INSTRUCTIONS FOR THE TASK = Gather up all lines that carry the word "script".

INPUT DATA =
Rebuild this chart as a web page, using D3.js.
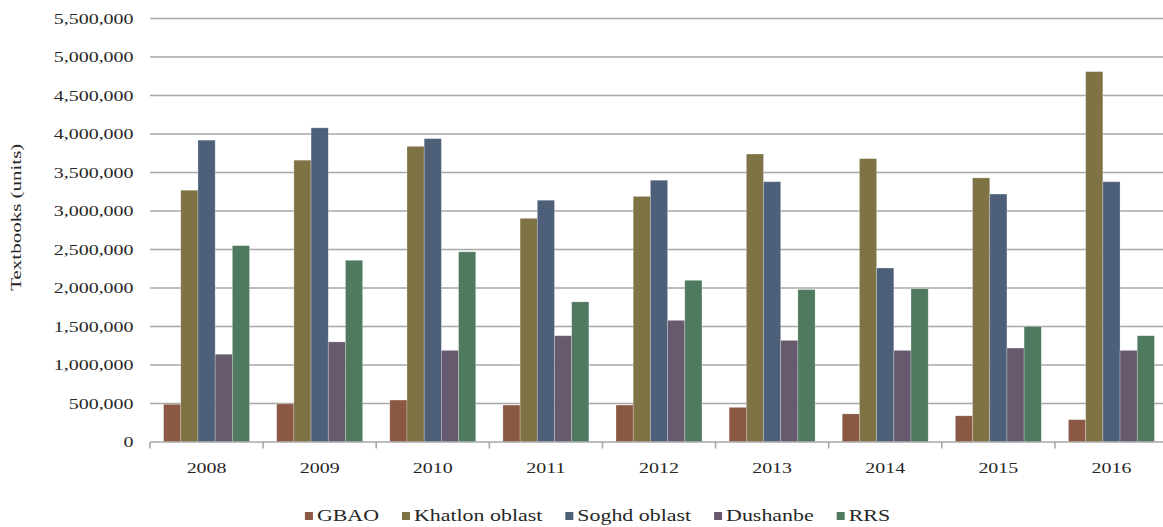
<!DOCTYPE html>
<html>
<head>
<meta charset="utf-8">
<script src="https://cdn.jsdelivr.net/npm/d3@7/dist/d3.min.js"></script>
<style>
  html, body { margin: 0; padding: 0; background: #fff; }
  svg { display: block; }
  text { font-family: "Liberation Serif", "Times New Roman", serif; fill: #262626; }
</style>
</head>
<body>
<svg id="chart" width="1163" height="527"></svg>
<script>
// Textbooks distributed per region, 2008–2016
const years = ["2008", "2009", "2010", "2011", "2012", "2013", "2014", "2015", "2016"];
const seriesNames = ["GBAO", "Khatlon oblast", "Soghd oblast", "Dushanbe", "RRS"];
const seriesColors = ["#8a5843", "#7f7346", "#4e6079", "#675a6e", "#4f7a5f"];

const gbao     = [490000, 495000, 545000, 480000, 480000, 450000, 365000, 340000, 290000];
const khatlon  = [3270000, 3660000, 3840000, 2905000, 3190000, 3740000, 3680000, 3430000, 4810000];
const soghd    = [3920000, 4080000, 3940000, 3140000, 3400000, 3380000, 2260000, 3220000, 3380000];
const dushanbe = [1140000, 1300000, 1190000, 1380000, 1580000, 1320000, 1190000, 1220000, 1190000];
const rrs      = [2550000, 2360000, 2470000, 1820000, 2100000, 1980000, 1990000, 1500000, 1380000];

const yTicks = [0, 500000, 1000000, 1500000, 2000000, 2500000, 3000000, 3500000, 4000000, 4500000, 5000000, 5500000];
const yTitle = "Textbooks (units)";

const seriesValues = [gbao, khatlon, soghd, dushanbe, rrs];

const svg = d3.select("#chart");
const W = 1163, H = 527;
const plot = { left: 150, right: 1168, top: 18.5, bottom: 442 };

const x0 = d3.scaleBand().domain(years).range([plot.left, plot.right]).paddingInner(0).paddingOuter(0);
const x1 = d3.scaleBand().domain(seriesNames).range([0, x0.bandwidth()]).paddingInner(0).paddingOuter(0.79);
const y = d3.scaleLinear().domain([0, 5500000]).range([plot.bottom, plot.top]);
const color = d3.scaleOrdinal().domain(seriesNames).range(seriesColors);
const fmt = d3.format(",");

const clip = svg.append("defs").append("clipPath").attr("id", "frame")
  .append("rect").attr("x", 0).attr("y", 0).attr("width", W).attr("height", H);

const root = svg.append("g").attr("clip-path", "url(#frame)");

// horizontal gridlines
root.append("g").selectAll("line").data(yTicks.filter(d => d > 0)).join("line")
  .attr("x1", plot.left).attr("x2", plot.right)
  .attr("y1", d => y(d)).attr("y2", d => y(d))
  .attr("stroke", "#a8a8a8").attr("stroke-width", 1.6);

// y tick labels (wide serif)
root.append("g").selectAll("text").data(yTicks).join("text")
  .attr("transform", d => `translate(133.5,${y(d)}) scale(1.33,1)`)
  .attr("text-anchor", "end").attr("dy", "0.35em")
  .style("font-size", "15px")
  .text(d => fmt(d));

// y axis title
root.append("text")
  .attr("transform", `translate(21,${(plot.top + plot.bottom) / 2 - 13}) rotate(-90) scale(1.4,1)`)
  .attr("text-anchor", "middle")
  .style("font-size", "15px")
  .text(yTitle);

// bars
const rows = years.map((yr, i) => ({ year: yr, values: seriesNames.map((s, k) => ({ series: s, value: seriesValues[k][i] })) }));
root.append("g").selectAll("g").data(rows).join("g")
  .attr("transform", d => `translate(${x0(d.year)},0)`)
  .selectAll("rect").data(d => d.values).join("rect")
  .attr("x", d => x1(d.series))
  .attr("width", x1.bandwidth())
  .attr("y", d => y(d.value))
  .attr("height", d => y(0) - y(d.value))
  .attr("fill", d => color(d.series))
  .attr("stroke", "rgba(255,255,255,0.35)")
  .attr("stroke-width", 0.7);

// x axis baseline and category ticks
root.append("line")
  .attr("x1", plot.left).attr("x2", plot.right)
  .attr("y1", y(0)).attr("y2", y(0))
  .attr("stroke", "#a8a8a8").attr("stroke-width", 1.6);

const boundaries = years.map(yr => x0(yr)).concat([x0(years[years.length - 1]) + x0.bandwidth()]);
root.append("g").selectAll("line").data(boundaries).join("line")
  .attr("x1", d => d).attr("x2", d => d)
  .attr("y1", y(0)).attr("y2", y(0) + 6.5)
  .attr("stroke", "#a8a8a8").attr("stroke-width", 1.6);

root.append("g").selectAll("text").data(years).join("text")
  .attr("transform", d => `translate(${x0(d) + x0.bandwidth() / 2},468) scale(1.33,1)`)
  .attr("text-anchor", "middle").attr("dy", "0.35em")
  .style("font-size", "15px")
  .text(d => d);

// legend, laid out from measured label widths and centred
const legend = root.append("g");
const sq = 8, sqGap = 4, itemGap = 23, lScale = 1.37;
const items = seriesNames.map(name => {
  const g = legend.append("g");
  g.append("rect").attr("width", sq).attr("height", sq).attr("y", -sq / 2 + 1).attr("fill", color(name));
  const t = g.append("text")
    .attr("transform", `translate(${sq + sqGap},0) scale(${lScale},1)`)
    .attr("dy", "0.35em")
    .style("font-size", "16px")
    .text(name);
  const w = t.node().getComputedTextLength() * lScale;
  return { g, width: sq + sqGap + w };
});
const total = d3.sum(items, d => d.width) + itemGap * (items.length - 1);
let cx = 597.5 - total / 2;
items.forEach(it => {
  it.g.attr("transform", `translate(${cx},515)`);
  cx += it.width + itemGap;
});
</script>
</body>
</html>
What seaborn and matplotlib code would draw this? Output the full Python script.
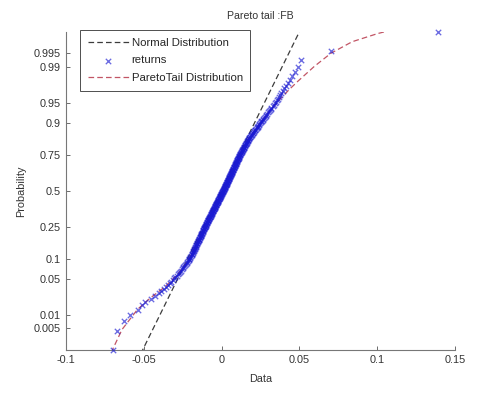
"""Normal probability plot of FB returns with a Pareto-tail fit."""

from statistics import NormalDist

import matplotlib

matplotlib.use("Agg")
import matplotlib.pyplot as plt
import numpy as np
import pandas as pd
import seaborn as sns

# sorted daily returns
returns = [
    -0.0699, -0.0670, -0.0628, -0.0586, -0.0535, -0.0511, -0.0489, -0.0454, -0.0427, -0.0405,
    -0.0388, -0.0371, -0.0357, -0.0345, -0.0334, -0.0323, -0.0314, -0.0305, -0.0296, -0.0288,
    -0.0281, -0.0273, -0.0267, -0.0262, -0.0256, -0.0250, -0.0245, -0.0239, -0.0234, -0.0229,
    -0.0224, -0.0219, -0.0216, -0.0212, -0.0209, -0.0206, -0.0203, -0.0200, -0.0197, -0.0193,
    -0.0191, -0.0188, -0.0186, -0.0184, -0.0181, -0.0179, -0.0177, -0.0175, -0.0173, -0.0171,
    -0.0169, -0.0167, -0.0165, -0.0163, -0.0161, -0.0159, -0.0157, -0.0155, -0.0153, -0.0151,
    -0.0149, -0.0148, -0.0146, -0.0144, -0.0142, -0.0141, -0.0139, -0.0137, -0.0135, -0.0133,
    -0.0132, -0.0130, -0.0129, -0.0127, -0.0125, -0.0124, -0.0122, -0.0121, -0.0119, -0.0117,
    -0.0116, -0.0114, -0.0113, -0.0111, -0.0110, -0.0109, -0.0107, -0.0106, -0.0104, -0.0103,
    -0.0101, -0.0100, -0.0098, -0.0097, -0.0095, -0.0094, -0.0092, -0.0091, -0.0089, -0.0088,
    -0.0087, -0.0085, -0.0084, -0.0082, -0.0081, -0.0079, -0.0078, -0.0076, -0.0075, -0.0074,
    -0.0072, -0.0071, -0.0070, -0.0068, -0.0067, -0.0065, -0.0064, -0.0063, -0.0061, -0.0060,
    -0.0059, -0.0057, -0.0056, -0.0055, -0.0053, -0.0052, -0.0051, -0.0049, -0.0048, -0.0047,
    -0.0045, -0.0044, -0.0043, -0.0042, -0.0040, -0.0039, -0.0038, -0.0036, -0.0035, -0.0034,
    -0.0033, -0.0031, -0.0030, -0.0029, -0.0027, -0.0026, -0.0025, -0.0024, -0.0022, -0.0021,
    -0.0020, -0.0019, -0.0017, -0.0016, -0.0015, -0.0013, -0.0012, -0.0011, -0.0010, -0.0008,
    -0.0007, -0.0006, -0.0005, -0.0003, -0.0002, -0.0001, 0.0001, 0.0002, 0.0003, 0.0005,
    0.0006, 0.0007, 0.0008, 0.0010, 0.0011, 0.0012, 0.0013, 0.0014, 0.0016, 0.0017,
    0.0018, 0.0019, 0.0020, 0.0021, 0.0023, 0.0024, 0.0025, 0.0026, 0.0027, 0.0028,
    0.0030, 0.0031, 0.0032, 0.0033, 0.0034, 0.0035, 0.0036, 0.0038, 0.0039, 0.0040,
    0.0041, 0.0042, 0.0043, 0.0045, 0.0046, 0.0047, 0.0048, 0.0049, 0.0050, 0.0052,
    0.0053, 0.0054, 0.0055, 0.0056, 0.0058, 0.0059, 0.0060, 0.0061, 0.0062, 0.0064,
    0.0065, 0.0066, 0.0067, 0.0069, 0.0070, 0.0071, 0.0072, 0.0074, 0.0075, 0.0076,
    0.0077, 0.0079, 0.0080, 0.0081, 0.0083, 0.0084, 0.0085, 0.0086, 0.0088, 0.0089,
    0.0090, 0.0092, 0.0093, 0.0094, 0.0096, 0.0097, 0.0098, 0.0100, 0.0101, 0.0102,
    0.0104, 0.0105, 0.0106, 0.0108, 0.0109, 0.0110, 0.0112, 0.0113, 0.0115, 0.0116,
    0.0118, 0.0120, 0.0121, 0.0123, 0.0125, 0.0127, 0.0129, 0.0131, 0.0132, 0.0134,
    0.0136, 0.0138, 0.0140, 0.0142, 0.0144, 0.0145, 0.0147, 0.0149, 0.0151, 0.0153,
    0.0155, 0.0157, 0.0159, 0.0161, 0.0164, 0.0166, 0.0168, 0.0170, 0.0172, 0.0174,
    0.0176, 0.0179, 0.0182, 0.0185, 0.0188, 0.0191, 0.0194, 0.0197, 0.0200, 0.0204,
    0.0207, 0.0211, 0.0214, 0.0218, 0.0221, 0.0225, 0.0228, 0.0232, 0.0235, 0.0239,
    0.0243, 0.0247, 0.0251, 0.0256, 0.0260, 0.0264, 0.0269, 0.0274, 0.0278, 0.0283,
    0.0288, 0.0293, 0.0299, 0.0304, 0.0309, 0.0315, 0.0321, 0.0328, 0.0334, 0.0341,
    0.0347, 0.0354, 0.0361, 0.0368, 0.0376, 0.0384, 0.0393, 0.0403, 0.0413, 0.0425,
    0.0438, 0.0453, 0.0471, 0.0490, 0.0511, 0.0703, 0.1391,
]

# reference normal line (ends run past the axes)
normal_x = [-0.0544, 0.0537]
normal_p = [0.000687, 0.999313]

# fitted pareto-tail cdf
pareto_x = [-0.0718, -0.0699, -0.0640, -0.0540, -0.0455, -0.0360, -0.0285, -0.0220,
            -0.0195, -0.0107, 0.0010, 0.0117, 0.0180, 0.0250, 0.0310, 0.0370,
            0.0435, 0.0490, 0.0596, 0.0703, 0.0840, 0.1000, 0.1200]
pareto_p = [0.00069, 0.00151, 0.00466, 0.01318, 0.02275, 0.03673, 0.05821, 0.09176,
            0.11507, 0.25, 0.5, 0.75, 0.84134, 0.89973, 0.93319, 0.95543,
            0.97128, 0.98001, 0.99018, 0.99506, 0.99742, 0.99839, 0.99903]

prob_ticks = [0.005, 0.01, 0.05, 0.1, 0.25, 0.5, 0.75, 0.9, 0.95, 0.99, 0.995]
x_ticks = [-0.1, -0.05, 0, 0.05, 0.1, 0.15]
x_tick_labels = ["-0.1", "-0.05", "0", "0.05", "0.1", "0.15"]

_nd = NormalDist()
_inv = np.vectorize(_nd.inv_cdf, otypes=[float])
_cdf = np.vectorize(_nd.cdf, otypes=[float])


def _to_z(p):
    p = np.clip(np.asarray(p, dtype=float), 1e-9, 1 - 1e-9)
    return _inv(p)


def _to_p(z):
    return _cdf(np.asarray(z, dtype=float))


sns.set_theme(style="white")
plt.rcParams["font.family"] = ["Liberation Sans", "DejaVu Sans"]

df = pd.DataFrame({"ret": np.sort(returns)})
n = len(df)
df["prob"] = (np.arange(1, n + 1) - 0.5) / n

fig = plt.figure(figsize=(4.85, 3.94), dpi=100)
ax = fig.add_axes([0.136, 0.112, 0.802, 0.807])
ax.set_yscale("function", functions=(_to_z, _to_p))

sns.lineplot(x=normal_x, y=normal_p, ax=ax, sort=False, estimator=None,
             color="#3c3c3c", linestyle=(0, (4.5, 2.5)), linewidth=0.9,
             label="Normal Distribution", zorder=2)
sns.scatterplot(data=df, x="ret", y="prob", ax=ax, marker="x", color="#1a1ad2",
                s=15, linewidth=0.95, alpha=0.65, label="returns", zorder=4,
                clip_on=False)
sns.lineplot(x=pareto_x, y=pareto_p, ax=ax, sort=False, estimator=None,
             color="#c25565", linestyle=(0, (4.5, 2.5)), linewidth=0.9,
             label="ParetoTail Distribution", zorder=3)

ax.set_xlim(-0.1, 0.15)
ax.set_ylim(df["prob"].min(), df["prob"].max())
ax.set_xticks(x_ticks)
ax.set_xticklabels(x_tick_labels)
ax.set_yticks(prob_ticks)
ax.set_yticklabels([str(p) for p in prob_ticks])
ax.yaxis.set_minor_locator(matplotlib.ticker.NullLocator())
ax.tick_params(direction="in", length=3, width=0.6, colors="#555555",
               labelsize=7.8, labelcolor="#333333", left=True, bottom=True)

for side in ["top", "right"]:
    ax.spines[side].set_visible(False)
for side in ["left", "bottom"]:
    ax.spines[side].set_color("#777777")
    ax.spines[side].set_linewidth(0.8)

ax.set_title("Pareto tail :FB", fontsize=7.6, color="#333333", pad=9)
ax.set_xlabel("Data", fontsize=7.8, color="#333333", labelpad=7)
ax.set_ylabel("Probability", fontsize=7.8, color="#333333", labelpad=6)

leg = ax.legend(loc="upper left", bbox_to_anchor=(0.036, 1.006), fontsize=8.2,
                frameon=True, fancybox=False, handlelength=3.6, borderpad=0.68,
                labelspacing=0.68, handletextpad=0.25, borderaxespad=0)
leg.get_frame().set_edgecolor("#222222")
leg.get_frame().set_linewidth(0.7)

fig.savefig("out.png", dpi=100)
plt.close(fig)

EXERCISE OUTPUT =
<script src="https://cdn.jsdelivr.net/npm/d3@7/dist/d3.min.js"></script>
<script>
</script>
What seaborn and matplotlib code would draw this? Output the full Python script.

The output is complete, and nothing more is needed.